Student organizations and cultural centers needed 15,000 to 17,000 square feet of space, said Jim Turman, assistant vice president for Student Development and Athletics.
“No matter how you slice the relocation piece, finding that much space together is problematic,” he said.
Over the last year the University has had to vacate 500,000 square feet of space, Turman said. Academic units get first priority for space.
“I don’t think anyone is happy about relocating,” Turman said. “I think students are glad to have decent space. I really don’t think they wanted to be spread all over.”

New digs
After the renovation, people will recognize the exterior, Towle said. But the interior will be much different.
On the outside, the building will look more like it did in the 1940s.

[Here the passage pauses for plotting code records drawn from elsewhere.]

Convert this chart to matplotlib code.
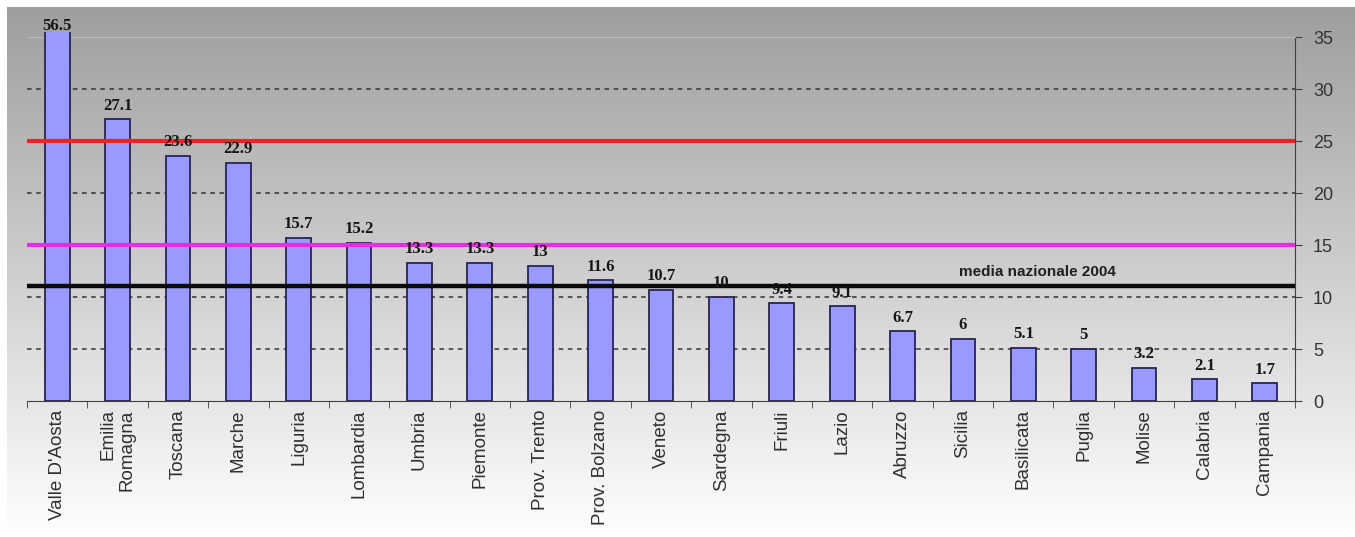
import numpy as np
from matplotlib import pyplot as plt
from matplotlib.patches import Rectangle

regioni = ["Valle D'Aosta", "Emilia\nRomagna", "Toscana", "Marche", "Liguria", "Lombardia",
           "Umbria", "Piemonte", "Prov. Trento", "Prov. Bolzano", "Veneto", "Sardegna",
           "Friuli", "Lazio", "Abruzzo", "Sicilia", "Basilicata", "Puglia", "Molise",
           "Calabria", "Campania"]
valori = [56.5, 27.1, 23.6, 22.9, 15.7, 15.2, 13.3, 13.3, 13, 11.6, 10.7, 10,
          9.4, 9.1, 6.7, 6, 5.1, 5, 3.2, 2.1, 1.7]
valori_etichetta = ["56.5", "27.1", "23.6", "22.9", "15.7", "15.2", "13.3", "13.3", "13", "11.6",
                    "10.7", "10", "9.4", "9.1", "6.7", "6", "5.1", "5", "3.2", "2.1", "1.7"]
media_nazionale = 11.1
soglia_alta = 25
soglia_media = 15
y_ticks = [0, 5, 10, 15, 20, 25, 30, 35]
y_max = 35

W, H = 1355, 537
fig = plt.figure(figsize=(W / 100, H / 100), dpi=100)
fig.patch.set_facecolor("white")

# gray gradient background
bg = fig.add_axes([7 / W, 0, 1 - 7 / W, 1 - 7 / H], zorder=-1)
grad = np.linspace(0.62, 1.0, 256).reshape(-1, 1)
bg.imshow(np.dstack([grad, grad, grad]), aspect="auto", extent=(0, 1, 0, 1), origin="upper")
bg.axis("off")

ax = fig.add_axes([27 / W, 1 - 401 / H, (1295 - 27) / W, (401 - 37) / H])
ax.set_facecolor("none")

x = np.arange(len(regioni))
bars = ax.bar(x, valori, width=0.41, color="#9999ff", edgecolor="#262650", linewidth=1.3, zorder=3)
top_clip = y_max + 0.45
clip = Rectangle((-0.5, 0), len(regioni), top_clip, transform=ax.transData)
for b in bars:
    b.set_clip_path(clip)

for xi, v, lab in zip(x, valori, valori_etichetta):
    off = 4 if v <= y_max else -1
    ax.annotate(lab, (xi, min(v, top_clip)), xytext=(0, off), textcoords="offset points",
                ha="center", va="bottom", fontsize=12, fontweight="bold",
                family="Liberation Serif", color="#151515", zorder=6, annotation_clip=False)

for gy in [5, 10, 20, 30]:
    ax.axhline(gy, color="#333333", linestyle=(0, (3, 3)), linewidth=1.1, zorder=1)

ax.axhline(soglia_alta, color="#e52626", linewidth=3, zorder=4)
ax.axhline(soglia_media, color="#e030e0", linewidth=3, zorder=4)
ax.axhline(media_nazionale, color="#0a0a0a", linewidth=3.2, zorder=4)
ax.text(14.93, media_nazionale + 0.6, "media nazionale 2004", fontsize=11, fontweight="bold",
        family="Liberation Sans", color="#202020", ha="left", va="bottom", zorder=5)

ax.set_xlim(-0.5, len(regioni) - 0.5)
ax.set_ylim(0, y_max)

ax.set_xticks(x)
ax.set_xticklabels(regioni, rotation=90, fontsize=13.5, family="Liberation Sans",
                   color="#303030", multialignment="right")
ax.tick_params(axis="x", which="major", length=0, pad=6)
ax.set_xticks(np.arange(-0.5, len(regioni), 1), minor=True)
ax.tick_params(axis="x", which="minor", length=5, direction="out", color="#404040")

ax.yaxis.tick_right()
ax.set_yticks(y_ticks)
ax.tick_params(axis="y", length=5, direction="out", pad=8, labelsize=13,
               labelcolor="#333333", color="#404040")
for t in ax.get_yticklabels():
    t.set_family("Liberation Sans")

ax.spines["left"].set_visible(False)
ax.spines["top"].set_color("#b8b8b8")
ax.spines["right"].set_color("#404040")
ax.spines["bottom"].set_color("#404040")

fig.savefig("out.png", dpi=100)
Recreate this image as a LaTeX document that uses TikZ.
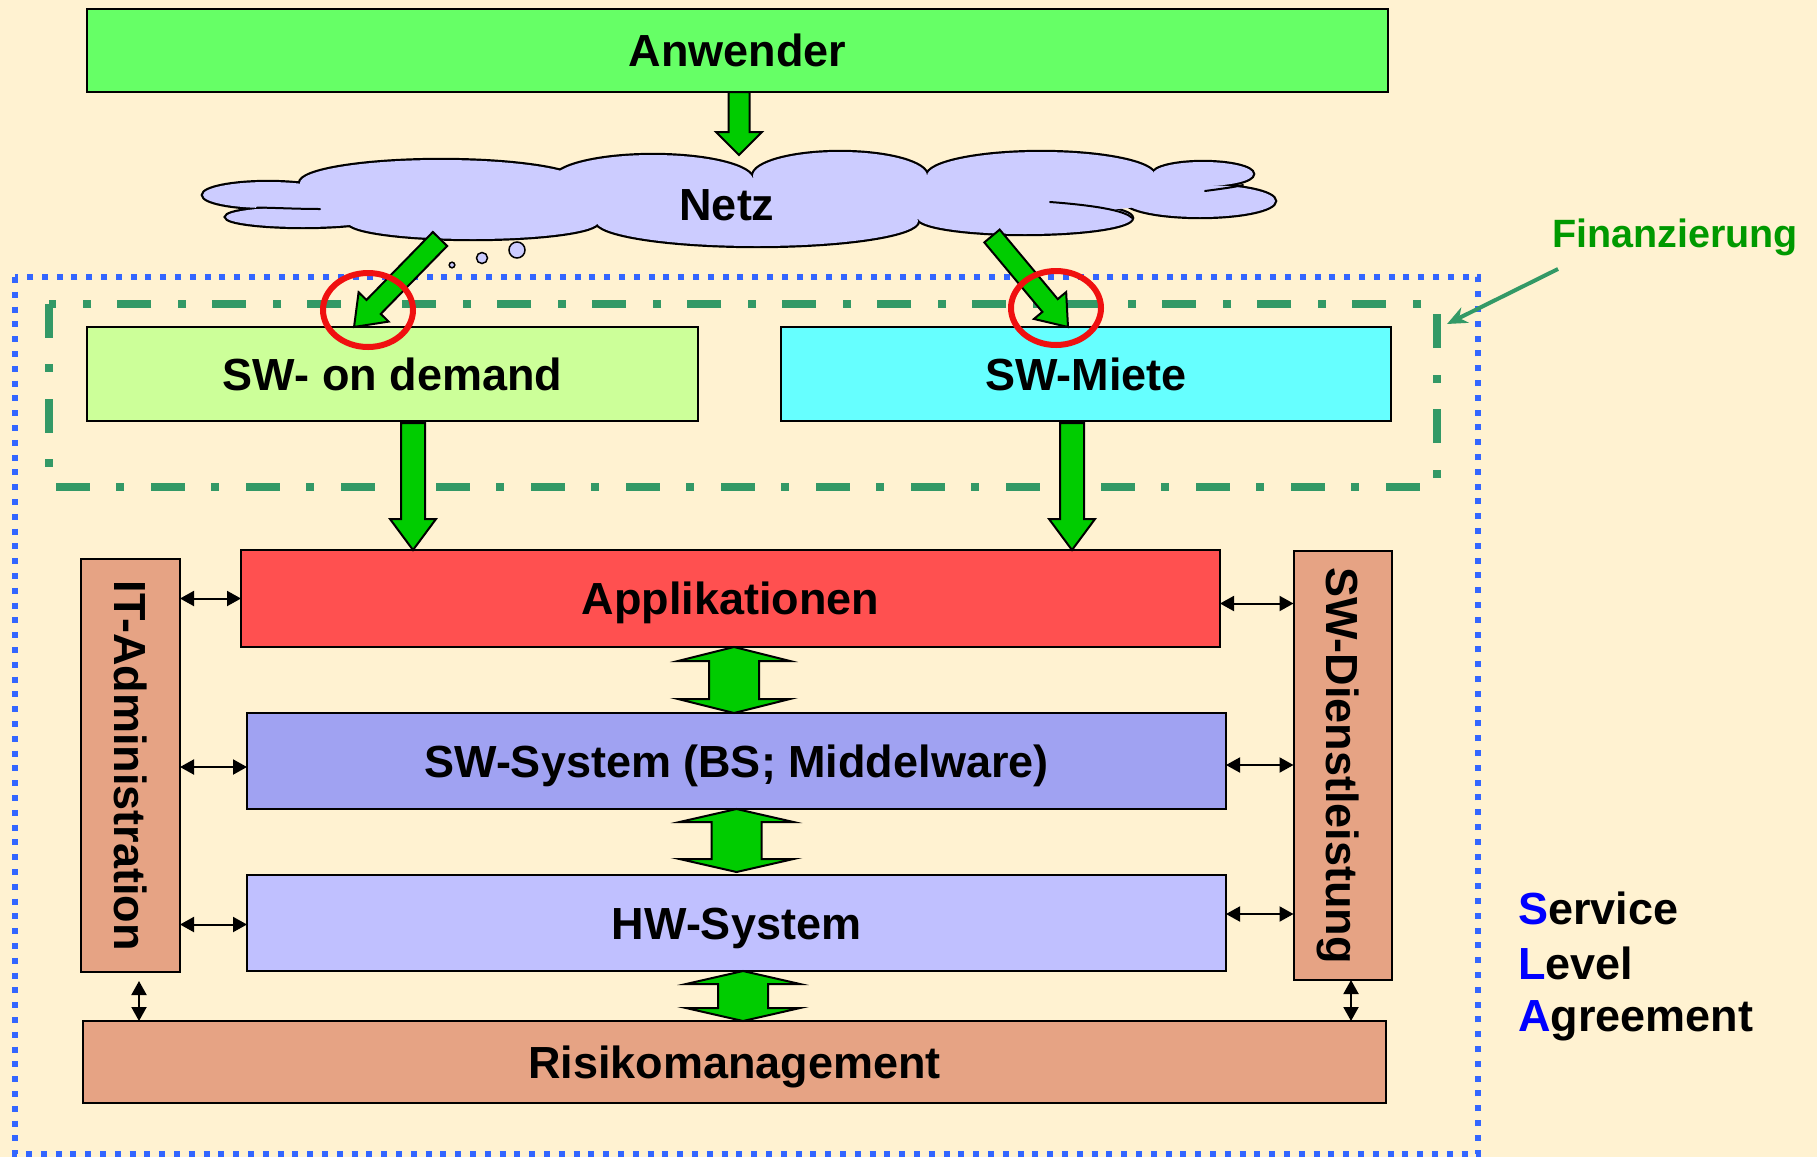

Inside, the grand two-story lobby will have two fireplaces. A front door entrance will open to an airy space, ultimately leading the rear entrance to Riverbend Commons, she said. An indoor winter garden will offer students sunlight year-round.
Lyons said the renovated union will have a “much more open feeling and lots more light.”
The new union will also offer more food choices, more space for student organizations and better lounge and study space.
Evening and weekend hours for a computer lab and food venues meet many of the needs students identified in the fall survey.
Students will gain a state-of-the-art multi-use theater with a bigger stage, better seating and larger screen.
Additionally, there will be a new 200-space contract parking garage, a small bookstore with a coffee shop, more student organization office space and additional financial aid, student employment and registrar offices.
So this fall, as students stream back to the campus and as the building’s 60th anniversary approaches, students can go and see what Coffman Union offers now and imagine all that the wait has to offer.
“It’s really going to be the place where students will want to be,” Towle said.